As a para climber, Gleason has few role models in the sport. “It’s hard to see yourself doing something if no one has gone before you,” she says. But she’s grateful for women like elite para climber Melissa Ruiz, who shares her journey on Instagram. “Knowing there are climbers with CP out there is pretty cool, so the chance to be an example for someone else is huge,” says Gleason. “I don’t want it just to be about me achieving glory.”
On the Horizon
Gleason’s next competition is the International Federation of Sport Climbing (IFSC) Para Climbing World Cup, starting in Salt Lake City on May 20–21. “I just want to give it all I’ve got and see what happens,” says Gleason of her first global competition. “I’d love to podium, but I’m not sure what to expect.”

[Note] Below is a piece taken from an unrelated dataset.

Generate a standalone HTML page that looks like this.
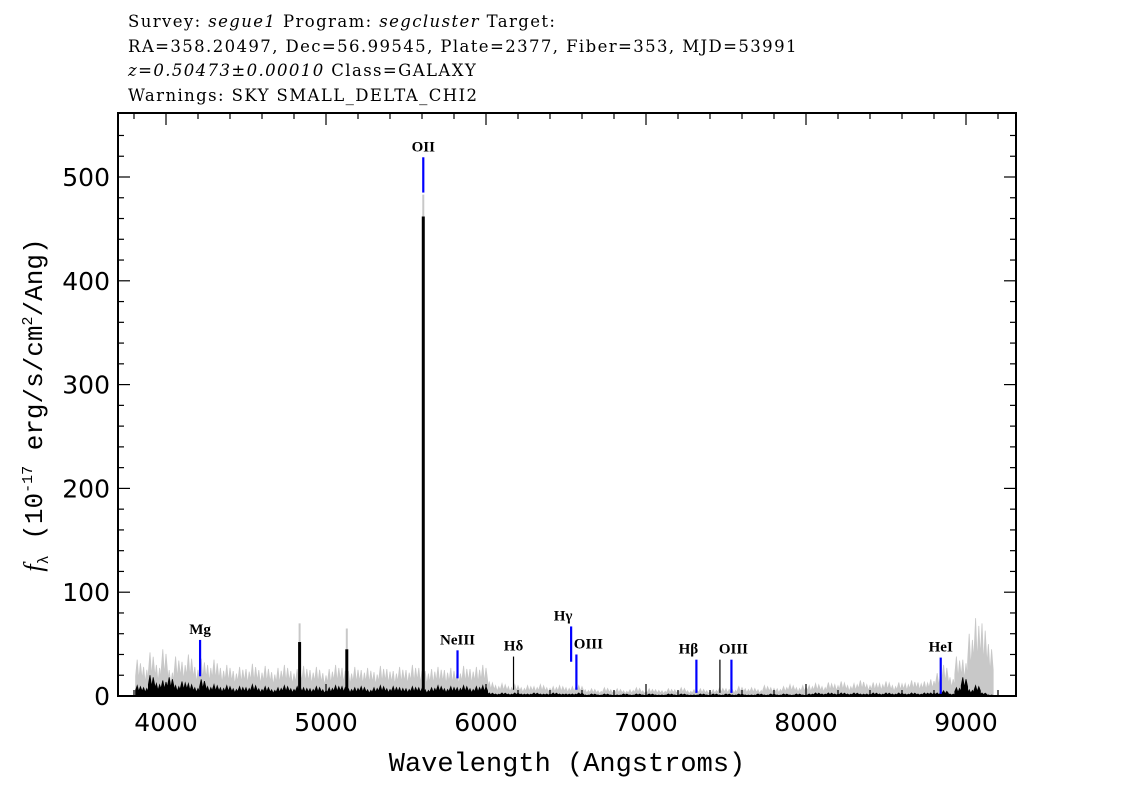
<!DOCTYPE html>
<html><head><meta charset="utf-8">
<style>
body{margin:0;background:#fff;width:1134px;height:810px;overflow:hidden;font-family:"Liberation Sans",sans-serif}
#hdr{position:absolute;left:128px;top:10px;font-size:16.5px;line-height:24.5px;color:#000;font-family:"DejaVu Serif","Liberation Serif",serif;letter-spacing:1.4px}
</style></head><body>
<div id="hdr">
<div>Survey: <i>segue1</i> Program: <i>segcluster</i> Target:</div>
<div>RA=358.20497, Dec=56.99545, Plate=2377, Fiber=353, MJD=53991</div>
<div><i>z=0.50473±0.00010</i> Class=GALAXY</div>
<div>Warnings: SKY SMALL_DELTA_CHI2</div>
</div>
<svg id="chart" width="1134" height="810" style="position:absolute;left:0;top:0"></svg>
<script>
const wStart=3830, wStep=40;
const errFlux=[35,28,42,30,45,25,38,33,40,28,36,30,35,
27,30,24,28,26,31,25,29,23,27,30,24,26,29,25,28,22,26,30,27,24,28,25,27,23,29,26,24,28,25,30,27,24,26,28,25,27,24,29,26,28,30,
14,10,12,9,11,8,10,9,11,8,9,10,8,9,10,
6,7,5,8,6,7,5,6,8,5,7,6,5,7,6,8,5,6,7,5,6,8,7,6,9,7,8,6,10,8,7,9,11,8,10,
10,12,9,13,11,14,10,12,15,11,13,12,14,10,13,12,15,13,14,16,
22,30,18,38,35,60,75,70,50];
const flux=[10,8,20,12,15,18,10,14,12,8,16,9,11,
8,10,7,9,8,11,7,9,6,8,10,7,9,8,7,9,6,8,10,9,7,8,9,6,8,10,7,9,8,7,9,8,6,8,10,7,9,8,10,7,9,10,
3,2,3,2,3,2,2,3,2,2,3,2,2,2,3,
1,2,1,2,1,1,2,1,2,1,2,1,1,2,1,2,1,1,2,1,2,1,2,1,2,1,1,2,1,2,1,2,1,2,1,
2,3,2,3,2,3,2,3,2,2,3,2,3,2,3,2,3,2,3,3,
3,5,2,8,18,6,10,3,1];
const spikeW=[4835,5130,5608];
const spikeFlux=[52,45,462];
const spikeErr=[70,65,483];
const lineNames=["OII","Mg","NeIII","Hδ","Hγ","OIII","Hβ","","OIII","HeI"];
const lineW=[5608,4213,5822,6172,6532,6565,7315,7462,7534,8842];
const lineLo=[485,19,17,6,33,6,3,3,3,2];
const lineHi=[519,54,44,38,67,40,35,35,35,37];
const lineColor=["#00f","#00f","#00f","#000","#00f","#00f","#00f","#000","#00f","#00f"];
const lineLabelDx=[0,0,0,0,-8,12,-8,0,2,0];
const xTicks=[4000,5000,6000,7000,8000,9000];
const yTicks=[0,100,200,300,400,500];

const L=118,R=1016,T=113,B=696;
const X=w=>166+(w-4000)*0.16;
const Y=v=>696-v*1.038;
const svg=document.getElementById('chart');
const NS='http://www.w3.org/2000/svg';
function mk(tag,attrs,parent){const e=document.createElementNS(NS,tag);for(const k in attrs)e.setAttribute(k,attrs[k]);(parent||svg).appendChild(e);return e;}

function series(arr,color,name){
  let d='M'+X(wStart-wStep/2)+','+Y(0);
  arr.forEach((v,i)=>{const w=wStart+i*wStep;const xa=X(w-wStep/2),xb=X(w),xc=X(w+wStep/2);
    d+=' L'+xa+','+Y(v*0.55)+' L'+(xa+xb)/2+','+Y(v)+' L'+xb+','+Y(v*0.45)+' L'+(xb+xc)/2+','+Y(v*0.9)+' L'+xc+','+Y(v*0.5);});
  d+=' L'+X(wStart+(arr.length-0.5)*wStep)+','+Y(0)+' Z';
  const p=mk('path',{d:d,fill:color,stroke:color,'stroke-width':0.8});
  
  
}
series(errFlux,'#c8c8c8','error-spectrum');
spikeW.forEach((w,i)=>{const l=mk('line',{x1:X(w),x2:X(w),y1:Y(0),y2:Y(spikeErr[i]),stroke:'#c8c8c8','stroke-width':2});
  
  });
series(flux,'#000','flux-spectrum');
spikeW.forEach((w,i)=>{const l=mk('line',{x1:X(w),x2:X(w),y1:Y(0),y2:Y(spikeFlux[i]),stroke:'#000','stroke-width':3});
  
  });

lineW.forEach((w,i)=>{
  const l=mk('line',{x1:X(w),x2:X(w),y1:Y(lineLo[i]),y2:Y(lineHi[i]),stroke:lineColor[i],'stroke-width':(lineColor[i]==='#000')?1.2:2.2});
  
  
  if(lineNames[i]){const t=mk('text',{x:X(w)+lineLabelDx[i],y:Y(lineHi[i])-6,'text-anchor':'middle','font-size':15,'font-weight':'bold','font-family':'Liberation Serif,serif'});
    t.textContent=lineNames[i];
    
    }
});

const frame=mk('rect',{x:L,y:T,width:R-L,height:B-T,fill:'none',stroke:'#000','stroke-width':2});


for(let w=3800;w<=9300;w+=200){const x=X(w);const maj=w%1000===0;const len=maj?12:6;
  mk('line',{x1:x,x2:x,y1:B,y2:B-len,stroke:'#000','stroke-width':1.2});
  mk('line',{x1:x,x2:x,y1:T,y2:T+len,stroke:'#000','stroke-width':1.2});}
for(let v=0;v<=540;v+=20){const y=Y(v);const maj=v%100===0;const len=maj?12:6;
  mk('line',{x1:L,x2:L+len,y1:y,y2:y,stroke:'#000','stroke-width':1.2});
  mk('line',{x1:R,x2:R-len,y1:y,y2:y,stroke:'#000','stroke-width':1.2});}
xTicks.forEach(w=>{const t=mk('text',{x:X(w),y:731,'text-anchor':'middle','font-size':25,'font-family':'DejaVu Sans,sans-serif'});t.textContent=w;
  
  });
yTicks.forEach(v=>{const t=mk('text',{x:110,y:Y(v)+9,'text-anchor':'end','font-size':25,'font-family':'DejaVu Sans,sans-serif'});t.textContent=v;
  
  });
const xt=mk('text',{x:567,y:771,'text-anchor':'middle','font-size':27,'font-family':'Liberation Mono,monospace'});
xt.textContent='Wavelength (Angstroms)';


const yt=mk('text',{x:0,y:0,'text-anchor':'middle','font-size':26,'font-family':'Liberation Mono,monospace',transform:'translate(42,405) rotate(-90)'});
yt.innerHTML='<tspan font-style="italic" font-family="Liberation Serif,serif">f</tspan><tspan font-size="15" dy="6">λ</tspan><tspan dy="-6"> (10</tspan><tspan font-size="15" dy="-10">-17</tspan><tspan dy="10"> erg/s/cm</tspan><tspan font-size="15" dy="-10">2</tspan><tspan dy="10">/Ang)</tspan>';


</script>
</body></html>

While she’s keeping her eye on Salt Lake for now, she hopes an even bigger stage could be in her future. In 2024, the International Paralympic Committee announced that Para Climbing will make its Olympic debut at the LA 2028 Paralympics. Gleason doesn’t yet know what the future will hold. At the time of this writing, the International Olympic Committee had yet to release qualification requirements. Meanwhile, she will have to requalify for the national team every year.
While she hopes to stay on the team and ultimately make it to the LA games, she’s proud of how the sport of paraclimbing is expanding. “As the sport grows, I don’t know if I’m going to be competitive in 2028,” she says. But either way, “I’d consider it a win.”